A 1ª Romaria da Terra e das Águas pela Agricultura Familiar Agroecológica ocorreu nos municípios de Belterra, Mojuí dos Campos, Alenquer e Santarém, no Pará, nos dias 27 e 28 de julho. “Nossa peregrinação não se encerra nesta romaria, mas segue a cada dia, somando-se a novas pessoas sempre em busca da vitória e da liberdade para viver em paz”, afirmam, em trecho da Carta, os romeiros e as romeiras. Confira o documento final na íntegra:
Nos dias 27 e 28 de julho de 2019 realizamos a primeira Romaria da Terra e das Águas pela Agricultura Familiar Agroecológica, que envolveu trabalhadores rurais, agricultores e agricultoras familiares dos municípios de Belterra, Mojuí dos Campos, Alenquer e Santarém. Foram meses de preparação e construção desta Romaria que teve como objetivo valorizar a agricultura familiar agroecológica, mostrar sua importância histórica nestes municípios para a conservação da vida e da saúde das pessoas do campo e da cidade. Também denunciamos as ameaças pelas quais passa a agricultura familiar agroecológica em nossa região devido ao avanço agressivo do monocultivo da soja para dentro das comunidades na região.
Agricultores, agricultoras, indígenas, quilombolas, pescadores, extrativistas, lideranças dos movimentos sociais estiveram presentes nesta primeira Romaria da Terra e das Águas para expressar a dignidade de seu trabalho, a vocação de agricultor e agricultora, seu estilo de vida próprio, celebrar a memória de tantos e tantas que foram tombados dando as suas vidas para defender Amazônia. Esta presença também traz a indignação destes trabalhadores e trabalhadoras diante dos ataques às suas terras e exigir do Estado brasileiro a garantia de seus direitos de permanecer em suas terras e territórios.
Os romeiros fizeram a caminhada pela BR-163, principal corredor terrestre da soja até seu embarque no porto graneleiro da Cargill em Santarém. Neste trecho estão as marcas da violência que a terra, a floresta, as águas e as comunidades locais sofrem com o processo voraz da consolidação do monocultivo da soja no bioma amazônico. As aberturas feitas pelos tratores e correntões expõem a terra, que fica desprotegida pela sua floresta e sem a presença das comunidades. As águas dos Igarapés, antes abundantes e cheias de vida, agora regozijam doentes pelo acúmulo de dezenas de agrotóxicos nelas jogados.

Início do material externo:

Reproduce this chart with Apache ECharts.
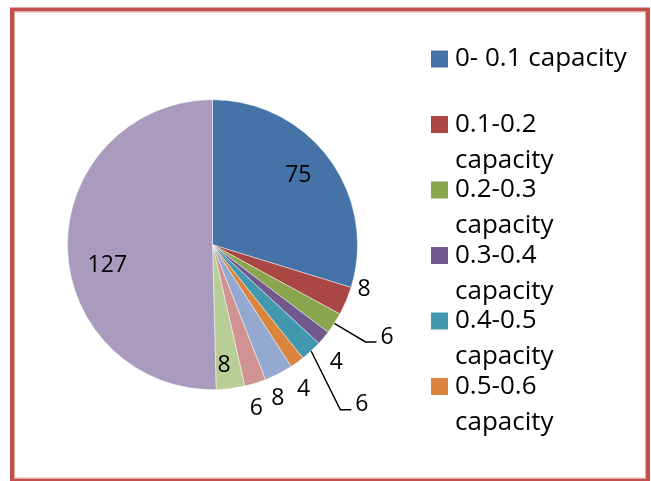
<!DOCTYPE html>
<html>
<head>
<meta charset="utf-8">
<script src="https://cdn.jsdelivr.net/npm/echarts@6/dist/echarts.min.js"></script>
<style>
  html, body { margin: 0; padding: 0; background: #ffffff; }
  #chart { width: 651px; height: 481px; }
</style>
</head>
<body>
<div id="chart"></div>
<script>
// Share of units by capacity band
const categories = [
  '0- 0.1 capacity', '0.1-0.2 capacity', '0.2-0.3 capacity', '0.3-0.4 capacity',
  '0.4-0.5 capacity', '0.5-0.6 capacity', '0.6-0.7 capacity', '0.7-0.8 capacity',
  '0.8-0.9 capacity', '0.9-1.0 capacity'
];
const counts = [75, 8, 6, 4, 6, 4, 8, 6, 8, 127];
// the legend box only has room for the first six bands
const legendNames = categories.slice(0, 6);

const palette = [
  '#4572A7', '#AA4643', '#89A54E', '#71588F', '#4198AF',
  '#DB843D', '#93A9CF', '#D19392', '#B9CD96', '#A99BBD'
];

// pie geometry
const CX = 212.5, CY = 244.7, R = 145;

// label placement per slice: distance from centre (in radii) and a small
// angular nudge (degrees) from the slice middle; "line" adds a leader line
const labelSpots = [
  { r: 0.76, da: -2.4 },
  { r: 1.09, da: -6.3 },
  { r: 1.25, da: -0.4, line: true },
  { r: 1.18, da: 3.6 },
  { r: 1.44, da: 5.1, line: true },
  { r: 1.18, da: 3.6 },
  { r: 1.15, da: 4.1 },
  { r: 1.17, da: 2.2 },
  { r: 0.84, da: 1.7 },
  { r: 0.74, da: -10.7 }
];

const total = counts.reduce((a, b) => a + b, 0);
const midAngles = [];
let acc = 0;
counts.forEach(v => { midAngles.push((acc + v / 2) / total * 360); acc += v; });

function polar(angleDeg, dist) {
  const a = angleDeg * Math.PI / 180;
  return [CX + dist * Math.sin(a), CY - dist * Math.cos(a)];
}

const pieData = categories.map((name, i) => ({
  name: name,
  value: counts[i],
  itemStyle: { color: palette[i] },
  labelLine: { show: !!labelSpots[i].line, lineStyle: { color: '#000000', width: 1.5 } }
}));

const legendFont = { fontFamily: 'Open Sans', fontSize: 26, lineHeight: 36, color: '#000000', padding: [0, 0, 0, 2] };
const legends = legendNames.map((name, i) => {
  const iconMid = 59 + 65.5 * i;
  const twoLine = i > 0;
  return {
    data: [name],
    orient: 'vertical',
    left: 431,
    top: twoLine ? iconMid - 54 : iconMid - 18,
    padding: 0,
    icon: 'rect',
    itemWidth: 17,
    itemHeight: 17,
    selectedMode: false,
    itemStyle: { borderWidth: 0 },
    textStyle: legendFont,
    // blank first line keeps the swatch beside the first text line
    formatter: twoLine ? '\n' + name.replace(' capacity', '\ncapacity') : name
  };
});

const chart = echarts.init(document.getElementById('chart'), null, { renderer: 'canvas' });
chart.setOption({
  backgroundColor: '#ffffff',
  animation: false,
  legend: legends,
  graphic: [
    {
      type: 'rect',
      shape: { x: 12, y: 9.5, width: 636, height: 471 },
      style: { fill: 'none', stroke: '#C4504E', lineWidth: 4 },
      silent: true
    },
    {
      type: 'rect',
      shape: { x: 14.5, y: 12, width: 631, height: 466 },
      style: { fill: 'none', stroke: '#E3A9A7', lineWidth: 1 },
      silent: true
    }
  ],
  series: [{
    type: 'pie',
    center: [CX, CY],
    radius: R,
    startAngle: 90,
    clockwise: true,
    avoidLabelOverlap: false,
    minShowLabelAngle: 0,
    emphasis: { disabled: true },
    itemStyle: { borderColor: 'rgba(255,255,255,0.55)', borderWidth: 0.8 },
    label: {
      show: true,
      position: 'outside',
      formatter: '{c}',
      color: '#000000',
      fontFamily: 'Open Sans',
      fontSize: 23
    },
    labelLine: {
      show: false,
      lineStyle: { color: '#000000', width: 1.5 }
    },
    labelLayout: function (params) {
      const i = params.dataIndex;
      const s = labelSpots[i];
      const ang = midAngles[i] + s.da;
      if (s.line) {
        const edge = polar(midAngles[i], R);
        const elbow = polar(ang, s.r * R);
        const end = [elbow[0] + 11, elbow[1]];
        return {
          x: end[0] + 4, y: elbow[1] - 5,
          align: 'left', verticalAlign: 'middle',
          labelLinePoints: [edge, elbow, end],
          hideOverlap: false, moveOverlap: null
        };
      }
      const p = polar(ang, s.r * R);
      return { x: p[0], y: p[1], align: 'center', verticalAlign: 'middle', hideOverlap: false };
    },
    data: pieData
  }]
});
</script>
</body>
</html>
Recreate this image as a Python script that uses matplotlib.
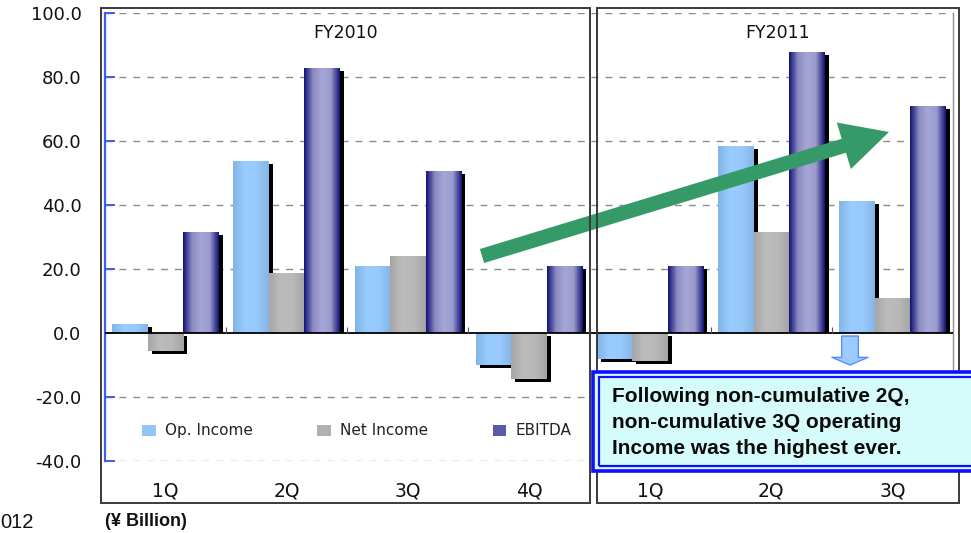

As famílias que antes viviam dispersas dentro das inúmeras comunidades distribuídas pelos vários lugares resistem em seus pequenos terrenos às margens das estradas espremidas em recentes aglomerados, após sua expulsão direta e indireta de suas antigas comunidades para que os donos das fazendas de soja passassem a ocupar as terras usadas pelos comunitários.
No mesmo percurso se observa a ausência quase total da Agricultura Familiar. Toda aquela exuberante produção agroecológica das comunidades, comuns em anos não muito distantes, hoje foi destruída devido a chegada de forasteiros que se arvoraram a desenvolver monocultivos extensos. A vegetação comum e necessária para a vida nas comunidades e dos animais foi dizimada, são quilômetros de aberturas, sem nenhuma vegetação, apenas terra nuas, ou agredidas pelas plantas exóticas produzidas apenas com a utilização das incessantes aplicações dos “venenos”.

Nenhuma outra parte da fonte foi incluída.